=== Rows ===
******************************

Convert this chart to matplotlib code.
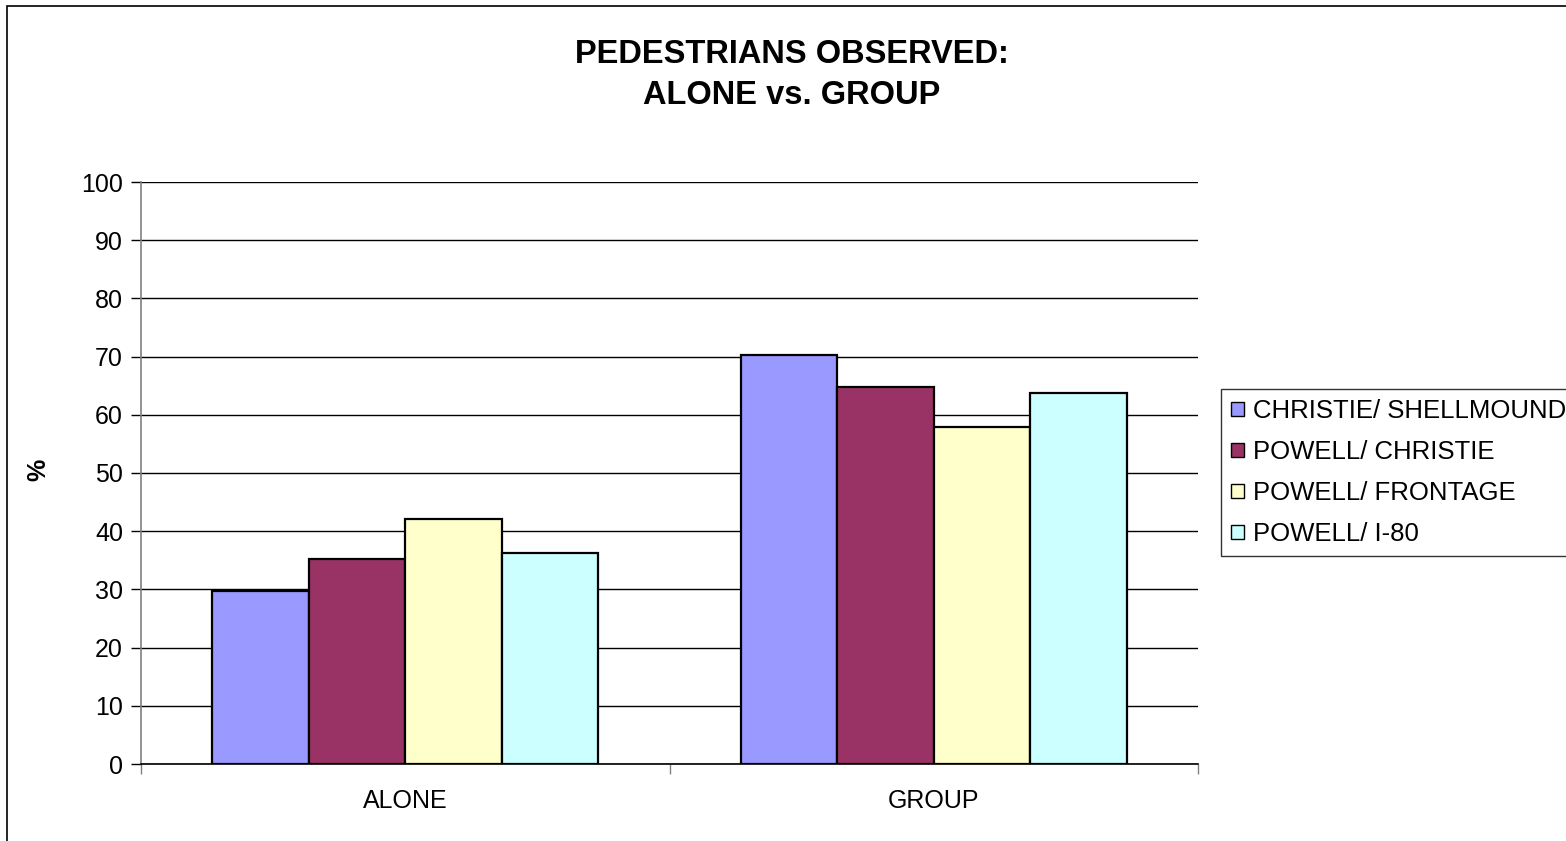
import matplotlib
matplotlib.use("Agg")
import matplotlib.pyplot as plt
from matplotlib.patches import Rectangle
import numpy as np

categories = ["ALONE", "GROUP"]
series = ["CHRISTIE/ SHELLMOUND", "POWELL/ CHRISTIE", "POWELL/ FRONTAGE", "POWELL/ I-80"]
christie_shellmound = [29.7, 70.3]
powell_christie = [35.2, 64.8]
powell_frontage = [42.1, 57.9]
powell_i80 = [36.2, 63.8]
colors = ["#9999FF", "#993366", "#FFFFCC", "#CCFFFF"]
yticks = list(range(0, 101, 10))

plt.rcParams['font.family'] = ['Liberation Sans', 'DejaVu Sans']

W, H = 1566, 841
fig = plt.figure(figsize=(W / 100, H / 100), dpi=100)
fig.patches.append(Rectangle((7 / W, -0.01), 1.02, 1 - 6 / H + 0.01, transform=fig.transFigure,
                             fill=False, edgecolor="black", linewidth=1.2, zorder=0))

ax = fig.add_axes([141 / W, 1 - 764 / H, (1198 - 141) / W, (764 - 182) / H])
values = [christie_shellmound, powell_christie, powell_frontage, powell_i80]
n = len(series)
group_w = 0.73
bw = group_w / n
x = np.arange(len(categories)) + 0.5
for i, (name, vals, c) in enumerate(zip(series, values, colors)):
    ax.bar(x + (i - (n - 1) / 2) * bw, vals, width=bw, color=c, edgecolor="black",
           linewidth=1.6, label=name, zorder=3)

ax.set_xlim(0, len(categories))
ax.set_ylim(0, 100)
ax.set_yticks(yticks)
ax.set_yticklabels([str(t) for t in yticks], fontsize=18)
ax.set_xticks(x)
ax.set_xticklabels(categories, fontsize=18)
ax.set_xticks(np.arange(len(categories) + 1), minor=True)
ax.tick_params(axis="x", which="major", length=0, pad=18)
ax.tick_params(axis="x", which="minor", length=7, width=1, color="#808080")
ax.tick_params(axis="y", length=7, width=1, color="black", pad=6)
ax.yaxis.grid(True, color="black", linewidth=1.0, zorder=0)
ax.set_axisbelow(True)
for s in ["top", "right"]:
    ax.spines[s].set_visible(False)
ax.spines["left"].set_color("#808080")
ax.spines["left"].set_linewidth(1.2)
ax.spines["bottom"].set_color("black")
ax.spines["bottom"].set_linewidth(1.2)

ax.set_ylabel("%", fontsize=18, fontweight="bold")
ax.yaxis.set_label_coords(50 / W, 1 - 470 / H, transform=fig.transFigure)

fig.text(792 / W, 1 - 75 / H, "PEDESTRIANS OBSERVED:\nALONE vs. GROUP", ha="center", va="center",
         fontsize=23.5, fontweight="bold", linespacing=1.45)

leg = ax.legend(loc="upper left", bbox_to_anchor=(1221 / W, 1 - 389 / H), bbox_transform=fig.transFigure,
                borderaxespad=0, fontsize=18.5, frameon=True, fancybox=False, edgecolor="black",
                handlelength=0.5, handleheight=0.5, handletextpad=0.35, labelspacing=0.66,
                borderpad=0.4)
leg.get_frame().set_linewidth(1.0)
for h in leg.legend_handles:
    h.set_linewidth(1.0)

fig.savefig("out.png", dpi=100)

******************************

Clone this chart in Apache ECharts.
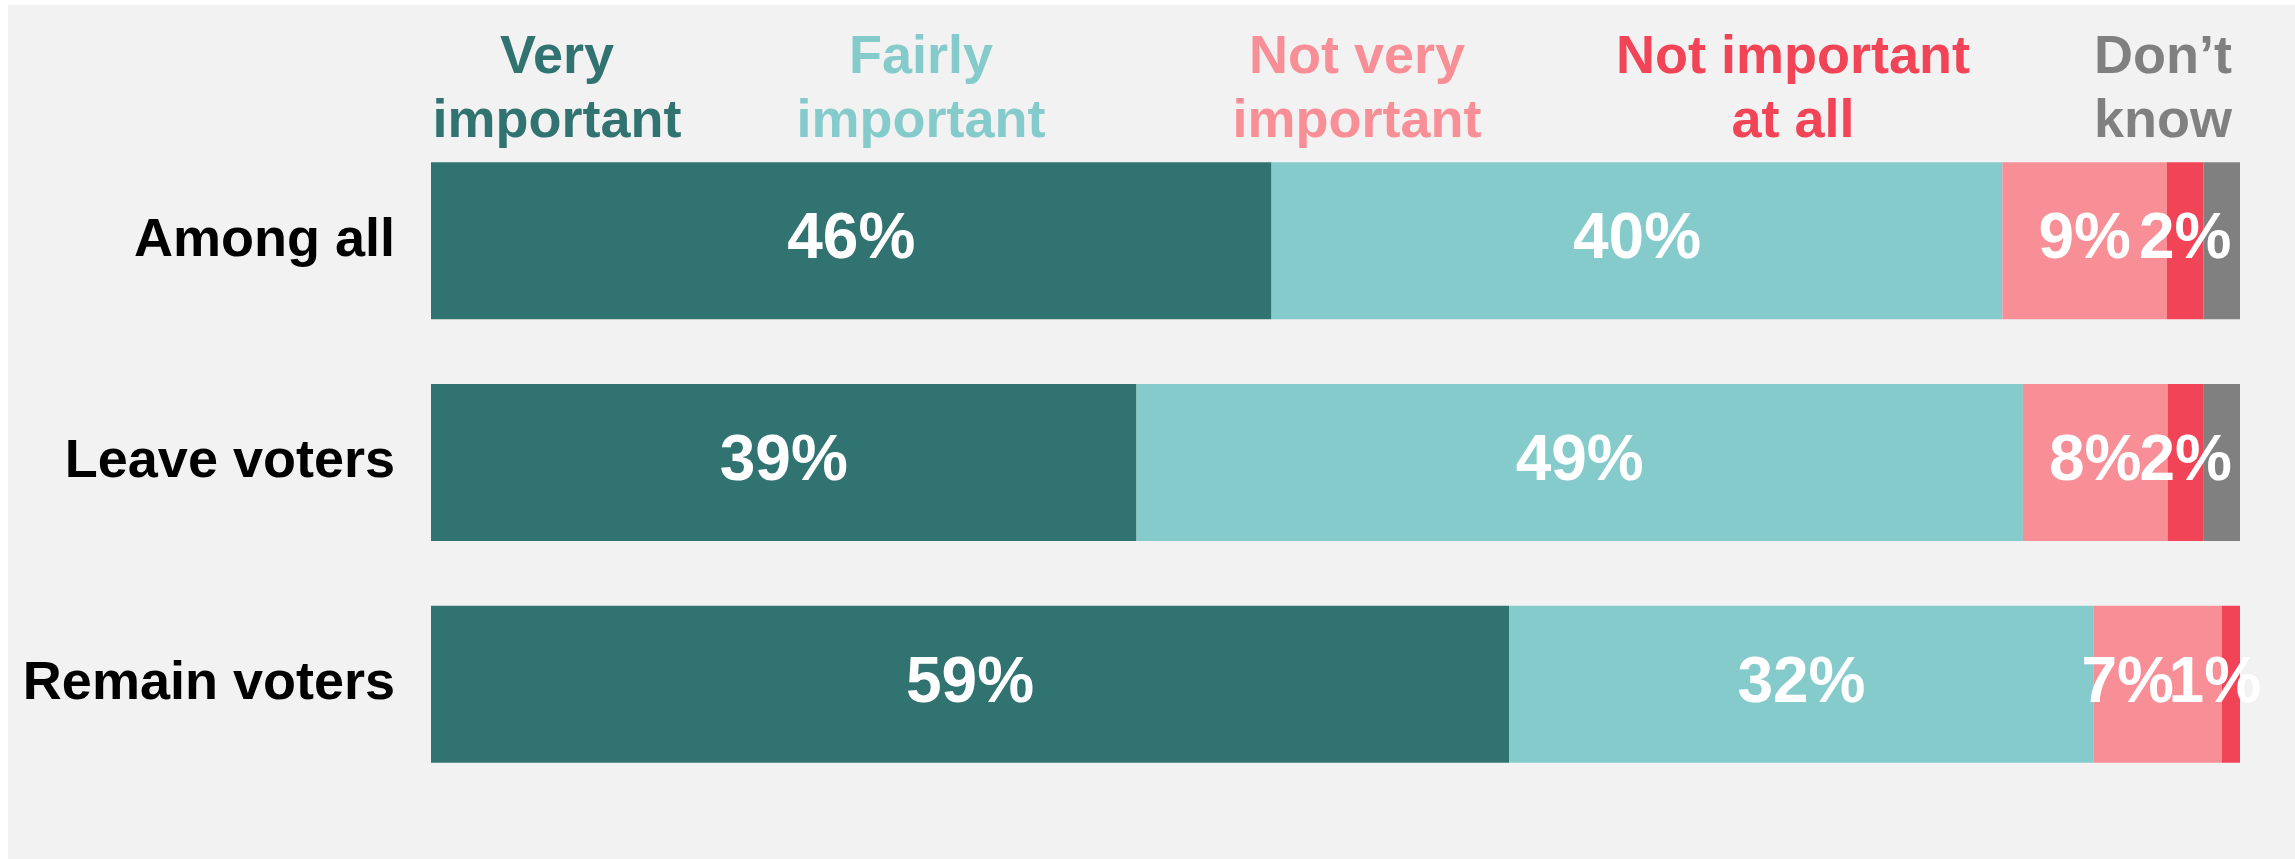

******************************

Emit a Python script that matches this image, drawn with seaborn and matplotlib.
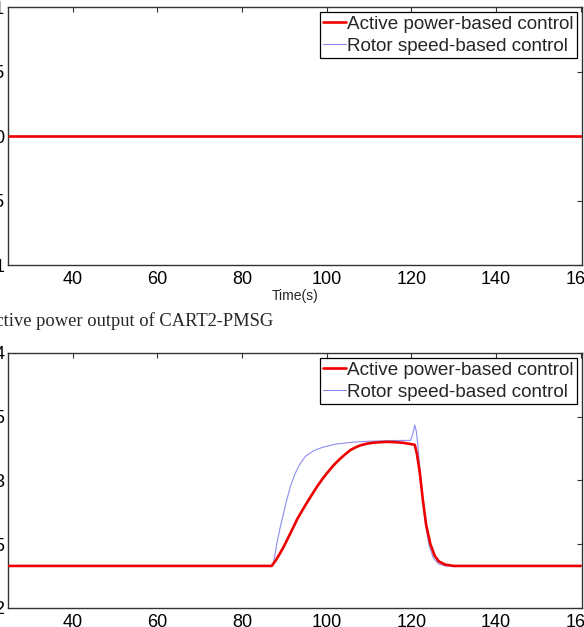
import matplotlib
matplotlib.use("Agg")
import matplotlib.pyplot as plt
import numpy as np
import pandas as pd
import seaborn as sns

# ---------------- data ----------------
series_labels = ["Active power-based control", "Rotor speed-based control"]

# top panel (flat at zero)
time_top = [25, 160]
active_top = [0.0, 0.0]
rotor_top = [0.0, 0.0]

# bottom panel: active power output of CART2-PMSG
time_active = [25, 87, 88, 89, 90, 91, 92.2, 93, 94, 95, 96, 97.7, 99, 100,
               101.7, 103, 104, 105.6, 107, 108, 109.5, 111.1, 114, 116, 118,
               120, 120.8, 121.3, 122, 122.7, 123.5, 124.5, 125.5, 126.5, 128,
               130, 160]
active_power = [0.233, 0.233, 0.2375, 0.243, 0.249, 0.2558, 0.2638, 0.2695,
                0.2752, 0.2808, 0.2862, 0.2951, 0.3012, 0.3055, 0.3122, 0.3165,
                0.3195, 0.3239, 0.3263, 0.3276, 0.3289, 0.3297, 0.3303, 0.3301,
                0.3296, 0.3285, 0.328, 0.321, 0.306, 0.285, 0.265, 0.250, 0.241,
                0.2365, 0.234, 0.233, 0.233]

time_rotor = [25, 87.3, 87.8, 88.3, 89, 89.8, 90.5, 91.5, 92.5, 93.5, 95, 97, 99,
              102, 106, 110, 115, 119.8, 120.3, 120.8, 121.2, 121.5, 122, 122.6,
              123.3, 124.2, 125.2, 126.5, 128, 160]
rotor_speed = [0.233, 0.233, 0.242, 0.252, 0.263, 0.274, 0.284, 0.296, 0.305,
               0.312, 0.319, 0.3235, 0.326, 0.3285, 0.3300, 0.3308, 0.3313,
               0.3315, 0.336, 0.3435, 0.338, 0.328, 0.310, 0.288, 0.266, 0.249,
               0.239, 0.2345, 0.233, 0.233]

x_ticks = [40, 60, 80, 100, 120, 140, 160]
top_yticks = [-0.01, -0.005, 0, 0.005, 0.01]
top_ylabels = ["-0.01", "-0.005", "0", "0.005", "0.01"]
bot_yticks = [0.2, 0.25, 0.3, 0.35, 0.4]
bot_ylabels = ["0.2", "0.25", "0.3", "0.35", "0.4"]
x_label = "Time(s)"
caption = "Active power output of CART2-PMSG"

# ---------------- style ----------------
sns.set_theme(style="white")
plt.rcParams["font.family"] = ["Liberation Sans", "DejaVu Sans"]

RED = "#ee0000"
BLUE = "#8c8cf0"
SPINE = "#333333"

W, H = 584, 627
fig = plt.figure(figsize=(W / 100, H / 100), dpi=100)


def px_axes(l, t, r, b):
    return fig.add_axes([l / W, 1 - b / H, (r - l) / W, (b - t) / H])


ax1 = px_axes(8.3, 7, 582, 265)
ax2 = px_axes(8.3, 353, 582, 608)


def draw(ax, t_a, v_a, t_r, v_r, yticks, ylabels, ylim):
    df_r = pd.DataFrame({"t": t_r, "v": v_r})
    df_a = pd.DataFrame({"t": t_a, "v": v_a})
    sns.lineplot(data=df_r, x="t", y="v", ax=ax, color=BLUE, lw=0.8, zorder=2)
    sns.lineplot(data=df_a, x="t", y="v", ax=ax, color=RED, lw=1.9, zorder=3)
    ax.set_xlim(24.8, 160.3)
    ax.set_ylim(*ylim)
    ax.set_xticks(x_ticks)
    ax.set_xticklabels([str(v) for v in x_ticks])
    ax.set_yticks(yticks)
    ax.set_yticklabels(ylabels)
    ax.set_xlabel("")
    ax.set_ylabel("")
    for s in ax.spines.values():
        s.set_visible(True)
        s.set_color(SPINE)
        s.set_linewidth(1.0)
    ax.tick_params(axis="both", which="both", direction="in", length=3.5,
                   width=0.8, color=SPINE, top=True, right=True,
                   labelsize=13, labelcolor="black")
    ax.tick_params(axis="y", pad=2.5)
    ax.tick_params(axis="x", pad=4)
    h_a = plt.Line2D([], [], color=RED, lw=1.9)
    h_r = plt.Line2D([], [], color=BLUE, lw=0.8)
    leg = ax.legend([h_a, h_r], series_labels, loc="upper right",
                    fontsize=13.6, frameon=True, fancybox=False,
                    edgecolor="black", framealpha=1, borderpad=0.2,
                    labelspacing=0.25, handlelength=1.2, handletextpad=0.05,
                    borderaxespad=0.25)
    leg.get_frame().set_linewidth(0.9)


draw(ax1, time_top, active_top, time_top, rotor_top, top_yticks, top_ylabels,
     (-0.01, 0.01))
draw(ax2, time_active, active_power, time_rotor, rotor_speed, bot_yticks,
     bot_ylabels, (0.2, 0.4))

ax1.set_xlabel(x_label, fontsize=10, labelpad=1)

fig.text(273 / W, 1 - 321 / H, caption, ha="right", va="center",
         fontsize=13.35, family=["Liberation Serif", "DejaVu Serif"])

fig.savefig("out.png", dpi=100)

******************************

=== What to work on ===
Within the listing above, extract exactly the lines that run from the one containing "Convert this chart to matplotlib code." through the one containing "plt.rcParams['font.family'] = ['Liberation", excluding any pictures.

=== Written response ===
Convert this chart to matplotlib code.
import matplotlib
matplotlib.use("Agg")
import matplotlib.pyplot as plt
from matplotlib.patches import Rectangle
import numpy as np

categories = ["ALONE", "GROUP"]
series = ["CHRISTIE/ SHELLMOUND", "POWELL/ CHRISTIE", "POWELL/ FRONTAGE", "POWELL/ I-80"]
christie_shellmound = [29.7, 70.3]
powell_christie = [35.2, 64.8]
powell_frontage = [42.1, 57.9]
powell_i80 = [36.2, 63.8]
colors = ["#9999FF", "#993366", "#FFFFCC", "#CCFFFF"]
yticks = list(range(0, 101, 10))

plt.rcParams['font.family'] = ['Liberation Sans', 'DejaVu Sans']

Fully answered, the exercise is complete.